This Is the End


Markets, Risk and Human Interaction

July 17, 2009

Goldman and High Frequency Trading

There is a funny attempt at logic going around in trying to explain Goldman’s high earnings:
1. Someone has been charged with stealing code from Goldman, code used for high frequency trading.
2. Goldman made tons of money last quarter.
3. Therefore, Goldman made its money from high frequency trading.

This argument not withstanding, I doubt that Goldman is making much of its money from high frequency trading. For one thing, high frequency trading does not have a lot of capacity. For another, why bother with high frequency trading, an area where there are relatively low barriers to entry and where you have no particular comparative advantage, when you have a screaming money-making franchise that is close to unassailable?

I even wonder if the code really was for a high frequency trading operation. Prosecutors want to paint the most extreme picture possible. So if you listen to them, you will come away thinking the code not only made untold millions for the firm, but if put in the wrong hands it could destroy the Western world. And the person accused of the theft, Sergey Aleynikov, would have had an interest in exaggerating the value of his work to potential future employers – at least before he was apprehended. Granted it might have been valuable for a high frequency shop, but it is more likely is that this code was one component of a broader trading operation, a way to efficiently execute trades, to add value to other systems. We do know, for example, that Goldman – like others – has substantial infrastructure for automated trade execution algorithms as a part of its market making and brokerage business.

More interesting than what this alleged code theft might tell us about how Goldman made money is that it highlights that we have no clue how the firm really did make money. And, more to the point, that the regulators have no clue.

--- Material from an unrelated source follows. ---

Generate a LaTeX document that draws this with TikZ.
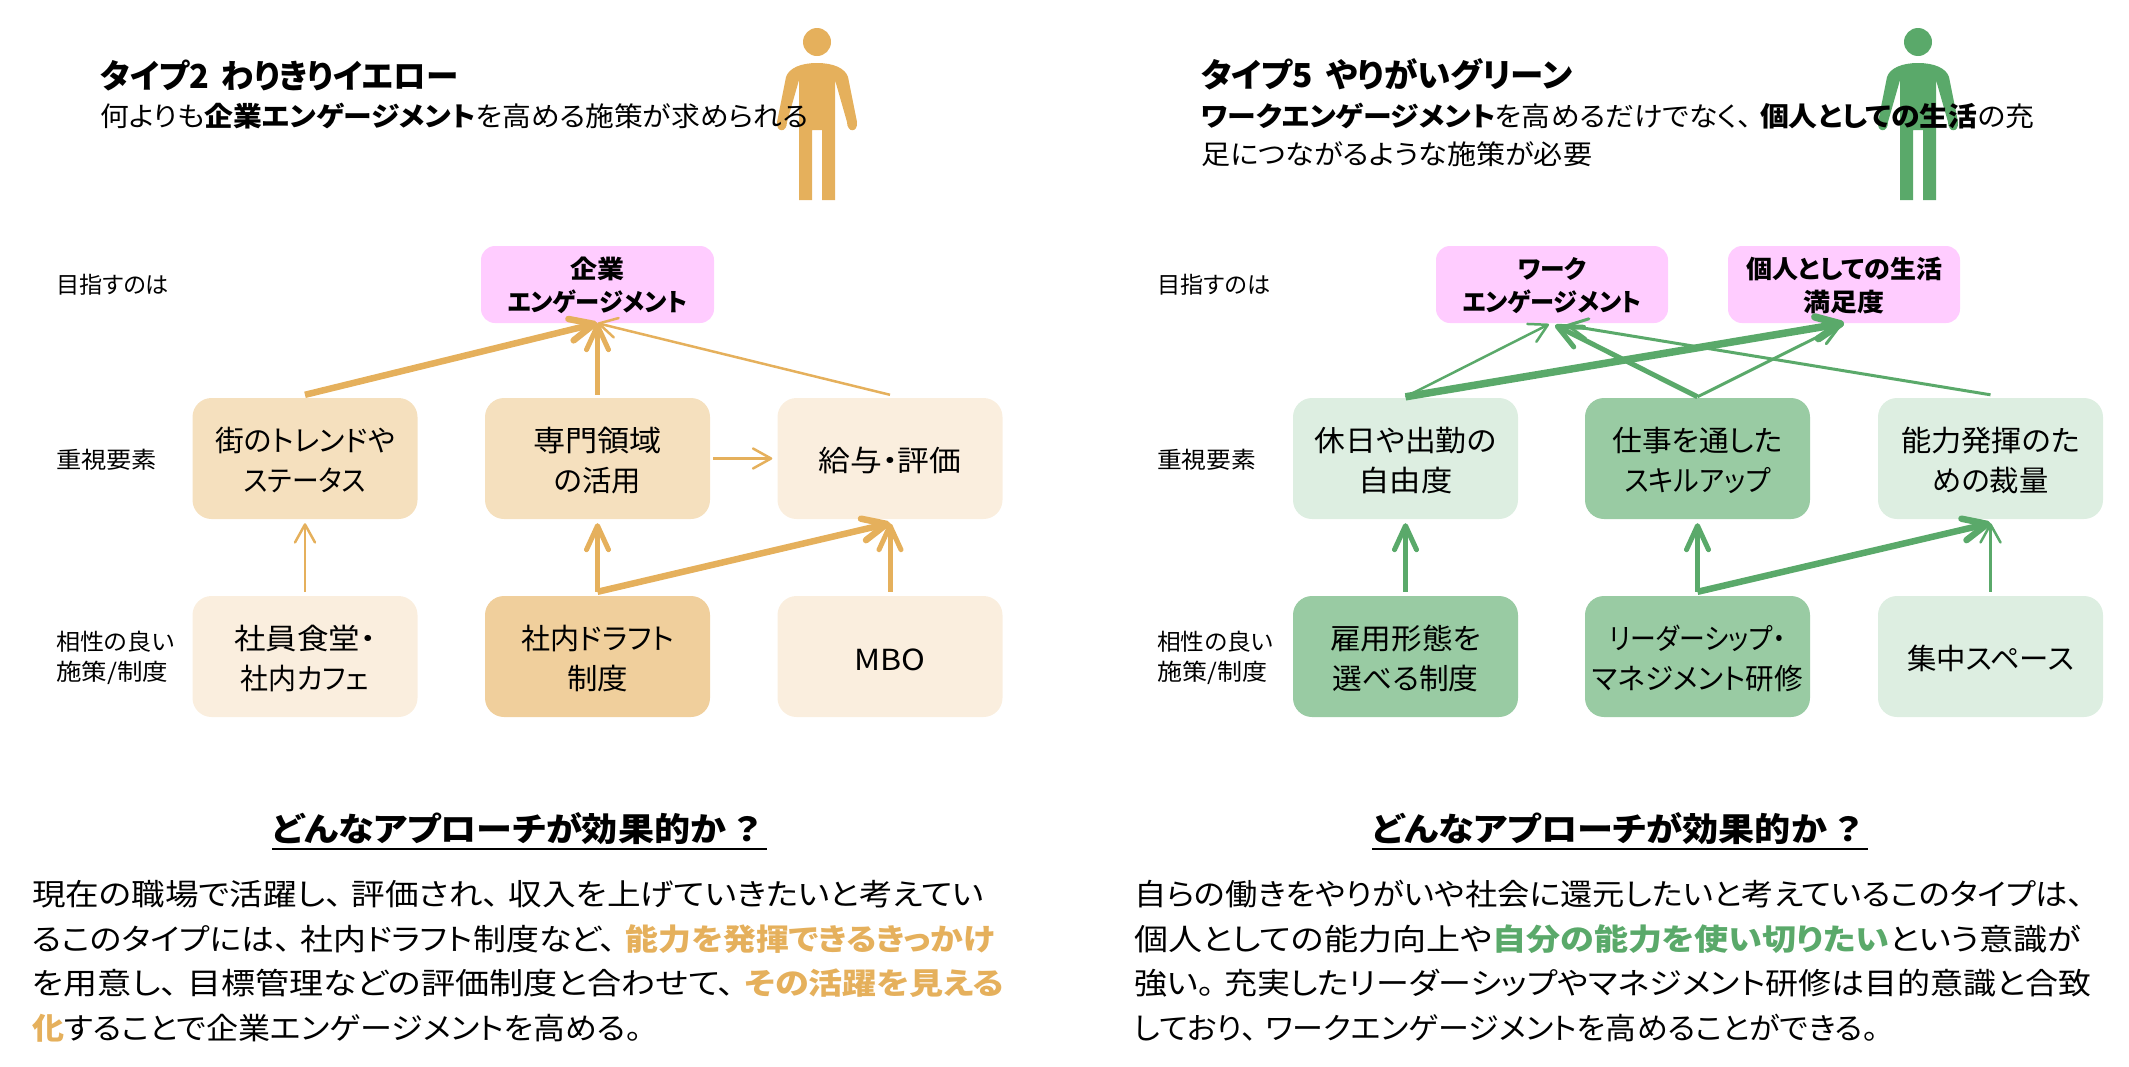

Imagine if early into the current crisis the New York Fed’s Division of Bank Supervision had performed a routine analysis to see where the banks’ profits were coming from. That question would have led to the burgeoning structured products markets. The next questions would have been – or at least should have been – whether those profits came from cutting corners in terms of risk or compliance. Or, whether the scent of yet larger profits might lead to future corner cutting. I gather that such an exercise never took place. (I also wonder why there hasn’t been more finger pointing toward the Division of Bank Supervision, but that is a different matter).

Well, we missed on that one. But maybe it is worth learning from the past and begin asking those questions of the banks as part of the supervisory process. Banks have plenty of ways to make money through questionable means and through imprudent risk taking. Come to think of it, if we ever get to the point of having hedge fund regulation, maybe the regulators should ask the same sorts of questions there, too.

I am in the middle of writing a novel that begins in the midst of the 2008 crisis. In the novel there is an investment bank where one of the trading units gets requests from its clients to price their illiquid inventory. (This is an exercise that occurs in real life, because the clients have to mark to market, and for some assets there is no market. So they go out and get bids from a couple of banks, and then mark at the average of these two prices). This trader puts in incredibly low-ball prices. One bank prices a security at $92. He prices it at $50, leading to a mark to market price of $71. The trader knows that with such a low price, the client will be forced into liquidation mode. The trader positions his book for the forced sale that he helped precipitate, generating big profits from his scheme. This is fiction. But if we have learned one thing over the past couple of years, in the world of finance truth can be stranger than fiction.